[Start Available records]

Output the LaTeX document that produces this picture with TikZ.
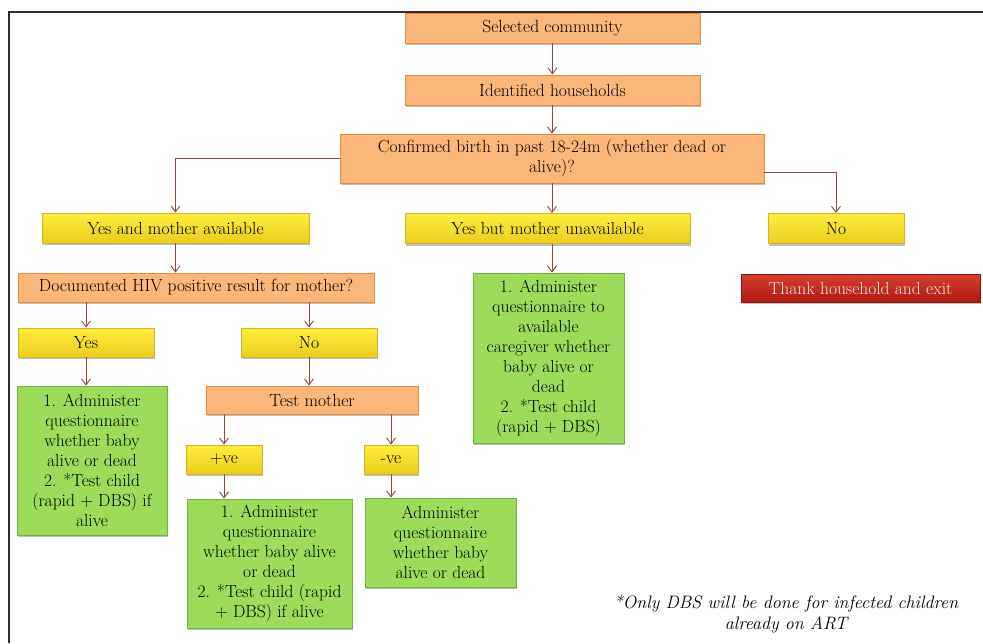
\documentclass[tikz,border=0pt]{standalone}
\usetikzlibrary{arrows.meta,shadows}
\definecolor{orfill}{RGB}{251,182,121}
\definecolor{ordraw}{RGB}{228,140,62}
\definecolor{yetop}{RGB}{255,236,60}
\definecolor{yebot}{RGB}{235,205,30}
\definecolor{yedraw}{RGB}{205,180,50}
\definecolor{grfill}{RGB}{156,220,90}
\definecolor{grdraw}{RGB}{118,178,62}
\definecolor{retop}{RGB}{214,62,46}
\definecolor{rebot}{RGB}{176,26,16}
\definecolor{redraw}{RGB}{140,20,14}
\definecolor{retext}{RGB}{250,232,230}
\definecolor{arrowcol}{RGB}{150,70,60}
\definecolor{framecol}{RGB}{45,45,45}
\tikzset{
  box/.style={rectangle, inner sep=1pt, align=center, line width=0.9pt,
    font=\fontsize{17.5}{20}\selectfont,
    drop shadow={shadow xshift=1.2pt, shadow yshift=-2pt, opacity=0.35, fill=black!70}},
  orangebox/.style={box, fill=orfill, draw=ordraw},
  yellowbox/.style={box, top color=yetop, bottom color=yebot, draw=yedraw},
  greenbox/.style={box, fill=grfill, draw=grdraw},
  redbox/.style={box, top color=retop, bottom color=rebot, draw=redraw, text=retext},
  conn/.style={draw=arrowcol, line width=0.9pt,
    -{Straight Barb[length=6pt,width=9pt,line width=0.9pt]}}
}
\begin{document}
\begin{tikzpicture}[x=1pt, y=-1pt]
\useasboundingbox (0,0) rectangle (983,643);
% outer frame (top and left edges)
\draw[framecol, line width=2pt] (9,643) -- (9,12) -- (983,12);

% top chain
\node[orangebox, minimum width=295, minimum height=30] (sel) at (552.5,28) {Selected community};
\node[orangebox, minimum width=295, minimum height=30] (idh) at (552.5,90) {Identified households};
\node[orangebox, minimum width=424, minimum height=49] (conf) at (552,158.5)
  {Confirmed birth in past 18-24m (whether dead or\\ alive)?};

% first level answers
\node[yellowbox, minimum width=267, minimum height=30] (yav) at (175.5,228) {Yes and mother available};
\node[yellowbox, minimum width=285, minimum height=30] (ybu) at (547.5,228.5) {Yes but mother unavailable};
\node[yellowbox, minimum width=136, minimum height=30] (no1) at (836,228.5) {No};

\node[orangebox, minimum width=356, minimum height=29] (doc) at (196,287.5) {Documented HIV positive result for mother?};
\node[redbox, minimum width=239, minimum height=28] (thank) at (860.5,288) {Thank household and exit};
\node[greenbox, minimum width=151, minimum height=170] (gmid) at (548.5,358)
  {1. Administer\\ questionnaire to\\ available\\ caregiver whether\\ baby alive or\\ dead\\ 2. *Test child\\ (rapid + DBS)};

% documented result branch
\node[yellowbox, minimum width=136, minimum height=29] (yes) at (86,342.5) {Yes};
\node[yellowbox, minimum width=136, minimum height=29] (no2) at (309,342.5) {No};
\node[greenbox, minimum width=150, minimum height=149] (gleft) at (92,460.5)
  {1. Administer\\ questionnaire\\ whether baby\\ alive or dead\\ 2. *Test child\\ (rapid + DBS) if\\ alive};
\node[orangebox, minimum width=212, minimum height=28] (test) at (312,400) {Test mother};
\node[yellowbox, minimum width=76, minimum height=29] (pos) at (224,459.5) {+ve};
\node[yellowbox, minimum width=54, minimum height=29] (neg) at (391,459.5) {-ve};
\node[greenbox, minimum width=165, minimum height=129] (gpos) at (269.5,563.5)
  {1. Administer\\ questionnaire\\ whether baby alive\\ or dead\\ 2. *Test child (rapid\\ + DBS) if alive};
\node[greenbox, minimum width=151, minimum height=89] (gneg) at (440.5,542.5)
  {Administer\\ questionnaire\\ whether baby\\ alive or dead};

% footnote
\node[align=center, font=\fontsize{18}{21}\selectfont\itshape] (note) at (786,614)
  {*Only DBS will be done for infected children\\ already on ART};

% connectors
\draw[conn] (sel) -- (idh);
\draw[conn] (idh.south -| conf.north) -- (conf.north);
\draw[conn] (conf.west) -| (yav.north);
\draw[conn] (conf.south) -- (conf.south |- ybu.north);
\draw[conn] ([yshift=-13.5pt]conf.east) -| (no1.north);
\draw[conn] (ybu.south -| conf.south) -- (conf.south |- gmid.north);
\draw[conn] (yav.south) -- (yav.south |- doc.north);
\draw[conn] (yes.north |- doc.south) -- (yes.north);
\draw[conn] (no2.north |- doc.south) -- (no2.north);
\draw[conn] (yes.south) -- (yes.south |- gleft.north);
\draw[conn] (no2.south) -- (no2.south |- test.north);
\draw[conn] (pos.north |- test.south) -- (pos.north);
\draw[conn] (neg.north |- test.south) -- (neg.north);
\draw[conn] (pos.south) -- (pos.south |- gpos.north);
\draw[conn] (neg.south) -- (neg.south |- gneg.north);
\end{tikzpicture}
\end{document}
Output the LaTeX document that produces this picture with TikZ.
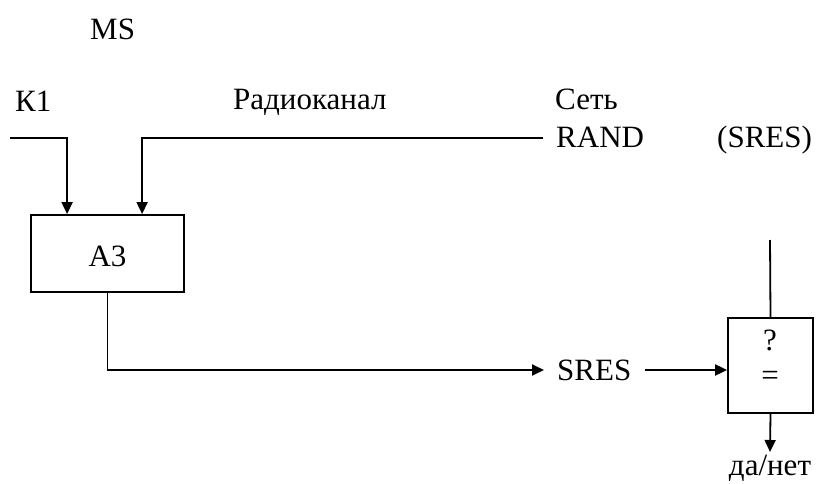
\documentclass[tikz,border=0pt]{standalone}
\usepackage{fontspec}
\setmainfont{Liberation Serif}
\usetikzlibrary{arrows.meta}
\begin{document}
\begin{tikzpicture}[x=1pt,y=-1pt,
  txt/.style={font=\fontsize{31}{36}\selectfont, inner sep=0pt},
  blk/.style={draw, line width=1.8pt, inner sep=0pt},
  wire/.style={line width=1.8pt},
  arr/.style={line width=1.8pt, -{Triangle[length=12pt,width=11pt]}}]
\useasboundingbox (0,0) rectangle (821,484);
% texts
\node[txt, anchor=base west] (ms) at (90,40) {MS};
\node[txt, anchor=base west] (k1) at (15,111) {К1};
\node[txt, anchor=base west] (radio) at (233,110) {Радиоканал};
\node[txt, anchor=base west] (set) at (555,110) {Сеть};
\node[txt, anchor=base west] (rand) at (556,147) {RAND};
\node[txt, anchor=base west] (sresp) at (717,147) {(SRES)};
% blocks
\node[blk, minimum width=153pt, minimum height=77pt] (a3) at (107.5,253.5) {};
\node[txt] (a3t) at (107.5,256) {A3};
\node[blk, minimum width=85pt, minimum height=95pt] (cmp) at (770.5,365.5) {};
\node[txt] (q) at (770,340) {?};
\node[txt] (eq) at (770,378) {=};
\node[txt, inner xsep=13pt, anchor=west] (sres) at (544,370) {SRES};
\node[txt, anchor=north] (yn) at (770,455) {да/нет};
% coordinates
\coordinate (k1in) at (10,138);
\coordinate (rin) at (543,138);
\coordinate (top) at (770,240);
\coordinate (yno) at (770,452);
% connectors
\draw[arr] (k1in) -| ([xshift=37pt]a3.north west);
\draw[arr] (rin) -| ([xshift=112pt]a3.north west);
\draw[arr] (a3.south) |- (sres.west);
\draw[arr] (sres.east) -- (cmp.west |- sres.east);
\draw[wire] (top) -- (cmp.north);
\draw[arr] (cmp.south) -- (yno);
\end{tikzpicture}
\end{document}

[End Available records]

Every entry above should be duplicated exactly. Do not include the images.

The result:
Output the LaTeX document that produces this picture with TikZ.
\documentclass[tikz,border=0pt]{standalone}
\usetikzlibrary{arrows.meta,shadows}
\definecolor{orfill}{RGB}{251,182,121}
\definecolor{ordraw}{RGB}{228,140,62}
\definecolor{yetop}{RGB}{255,236,60}
\definecolor{yebot}{RGB}{235,205,30}
\definecolor{yedraw}{RGB}{205,180,50}
\definecolor{grfill}{RGB}{156,220,90}
\definecolor{grdraw}{RGB}{118,178,62}
\definecolor{retop}{RGB}{214,62,46}
\definecolor{rebot}{RGB}{176,26,16}
\definecolor{redraw}{RGB}{140,20,14}
\definecolor{retext}{RGB}{250,232,230}
\definecolor{arrowcol}{RGB}{150,70,60}
\definecolor{framecol}{RGB}{45,45,45}
\tikzset{
  box/.style={rectangle, inner sep=1pt, align=center, line width=0.9pt,
    font=\fontsize{17.5}{20}\selectfont,
    drop shadow={shadow xshift=1.2pt, shadow yshift=-2pt, opacity=0.35, fill=black!70}},
  orangebox/.style={box, fill=orfill, draw=ordraw},
  yellowbox/.style={box, top color=yetop, bottom color=yebot, draw=yedraw},
  greenbox/.style={box, fill=grfill, draw=grdraw},
  redbox/.style={box, top color=retop, bottom color=rebot, draw=redraw, text=retext},
  conn/.style={draw=arrowcol, line width=0.9pt,
    -{Straight Barb[length=6pt,width=9pt,line width=0.9pt]}}
}
\begin{document}
\begin{tikzpicture}[x=1pt, y=-1pt]
\useasboundingbox (0,0) rectangle (983,643);
% outer frame (top and left edges)
\draw[framecol, line width=2pt] (9,643) -- (9,12) -- (983,12);

% top chain
\node[orangebox, minimum width=295, minimum height=30] (sel) at (552.5,28) {Selected community};
\node[orangebox, minimum width=295, minimum height=30] (idh) at (552.5,90) {Identified households};
\node[orangebox, minimum width=424, minimum height=49] (conf) at (552,158.5)
  {Confirmed birth in past 18-24m (whether dead or\\ alive)?};

% first level answers
\node[yellowbox, minimum width=267, minimum height=30] (yav) at (175.5,228) {Yes and mother available};
\node[yellowbox, minimum width=285, minimum height=30] (ybu) at (547.5,228.5) {Yes but mother unavailable};
\node[yellowbox, minimum width=136, minimum height=30] (no1) at (836,228.5) {No};

\node[orangebox, minimum width=356, minimum height=29] (doc) at (196,287.5) {Documented HIV positive result for mother?};
\node[redbox, minimum width=239, minimum height=28] (thank) at (860.5,288) {Thank household and exit};
\node[greenbox, minimum width=151, minimum height=170] (gmid) at (548.5,358)
  {1. Administer\\ questionnaire to\\ available\\ caregiver whether\\ baby alive or\\ dead\\ 2. *Test child\\ (rapid + DBS)};

% documented result branch
\node[yellowbox, minimum width=136, minimum height=29] (yes) at (86,342.5) {Yes};
\node[yellowbox, minimum width=136, minimum height=29] (no2) at (309,342.5) {No};
\node[greenbox, minimum width=150, minimum height=149] (gleft) at (92,460.5)
  {1. Administer\\ questionnaire\\ whether baby\\ alive or dead\\ 2. *Test child\\ (rapid + DBS) if\\ alive};
\node[orangebox, minimum width=212, minimum height=28] (test) at (312,400) {Test mother};
\node[yellowbox, minimum width=76, minimum height=29] (pos) at (224,459.5) {+ve};
\node[yellowbox, minimum width=54, minimum height=29] (neg) at (391,459.5) {-ve};
\node[greenbox, minimum width=165, minimum height=129] (gpos) at (269.5,563.5)
  {1. Administer\\ questionnaire\\ whether baby alive\\ or dead\\ 2. *Test child (rapid\\ + DBS) if alive};
\node[greenbox, minimum width=151, minimum height=89] (gneg) at (440.5,542.5)
  {Administer\\ questionnaire\\ whether baby\\ alive or dead};

% footnote
\node[align=center, font=\fontsize{18}{21}\selectfont\itshape] (note) at (786,614)
  {*Only DBS will be done for infected children\\ already on ART};

% connectors
\draw[conn] (sel) -- (idh);
\draw[conn] (idh.south -| conf.north) -- (conf.north);
\draw[conn] (conf.west) -| (yav.north);
\draw[conn] (conf.south) -- (conf.south |- ybu.north);
\draw[conn] ([yshift=-13.5pt]conf.east) -| (no1.north);
\draw[conn] (ybu.south -| conf.south) -- (conf.south |- gmid.north);
\draw[conn] (yav.south) -- (yav.south |- doc.north);
\draw[conn] (yes.north |- doc.south) -- (yes.north);
\draw[conn] (no2.north |- doc.south) -- (no2.north);
\draw[conn] (yes.south) -- (yes.south |- gleft.north);
\draw[conn] (no2.south) -- (no2.south |- test.north);
\draw[conn] (pos.north |- test.south) -- (pos.north);
\draw[conn] (neg.north |- test.south) -- (neg.north);
\draw[conn] (pos.south) -- (pos.south |- gpos.north);
\draw[conn] (neg.south) -- (neg.south |- gneg.north);
\end{tikzpicture}
\end{document}
Output the LaTeX document that produces this picture with TikZ.
\documentclass[tikz,border=0pt]{standalone}
\usepackage{fontspec}
\setmainfont{Liberation Serif}
\usetikzlibrary{arrows.meta}
\begin{document}
\begin{tikzpicture}[x=1pt,y=-1pt,
  txt/.style={font=\fontsize{31}{36}\selectfont, inner sep=0pt},
  blk/.style={draw, line width=1.8pt, inner sep=0pt},
  wire/.style={line width=1.8pt},
  arr/.style={line width=1.8pt, -{Triangle[length=12pt,width=11pt]}}]
\useasboundingbox (0,0) rectangle (821,484);
% texts
\node[txt, anchor=base west] (ms) at (90,40) {MS};
\node[txt, anchor=base west] (k1) at (15,111) {К1};
\node[txt, anchor=base west] (radio) at (233,110) {Радиоканал};
\node[txt, anchor=base west] (set) at (555,110) {Сеть};
\node[txt, anchor=base west] (rand) at (556,147) {RAND};
\node[txt, anchor=base west] (sresp) at (717,147) {(SRES)};
% blocks
\node[blk, minimum width=153pt, minimum height=77pt] (a3) at (107.5,253.5) {};
\node[txt] (a3t) at (107.5,256) {A3};
\node[blk, minimum width=85pt, minimum height=95pt] (cmp) at (770.5,365.5) {};
\node[txt] (q) at (770,340) {?};
\node[txt] (eq) at (770,378) {=};
\node[txt, inner xsep=13pt, anchor=west] (sres) at (544,370) {SRES};
\node[txt, anchor=north] (yn) at (770,455) {да/нет};
% coordinates
\coordinate (k1in) at (10,138);
\coordinate (rin) at (543,138);
\coordinate (top) at (770,240);
\coordinate (yno) at (770,452);
% connectors
\draw[arr] (k1in) -| ([xshift=37pt]a3.north west);
\draw[arr] (rin) -| ([xshift=112pt]a3.north west);
\draw[arr] (a3.south) |- (sres.west);
\draw[arr] (sres.east) -- (cmp.west |- sres.east);
\draw[wire] (top) -- (cmp.north);
\draw[arr] (cmp.south) -- (yno);
\end{tikzpicture}
\end{document}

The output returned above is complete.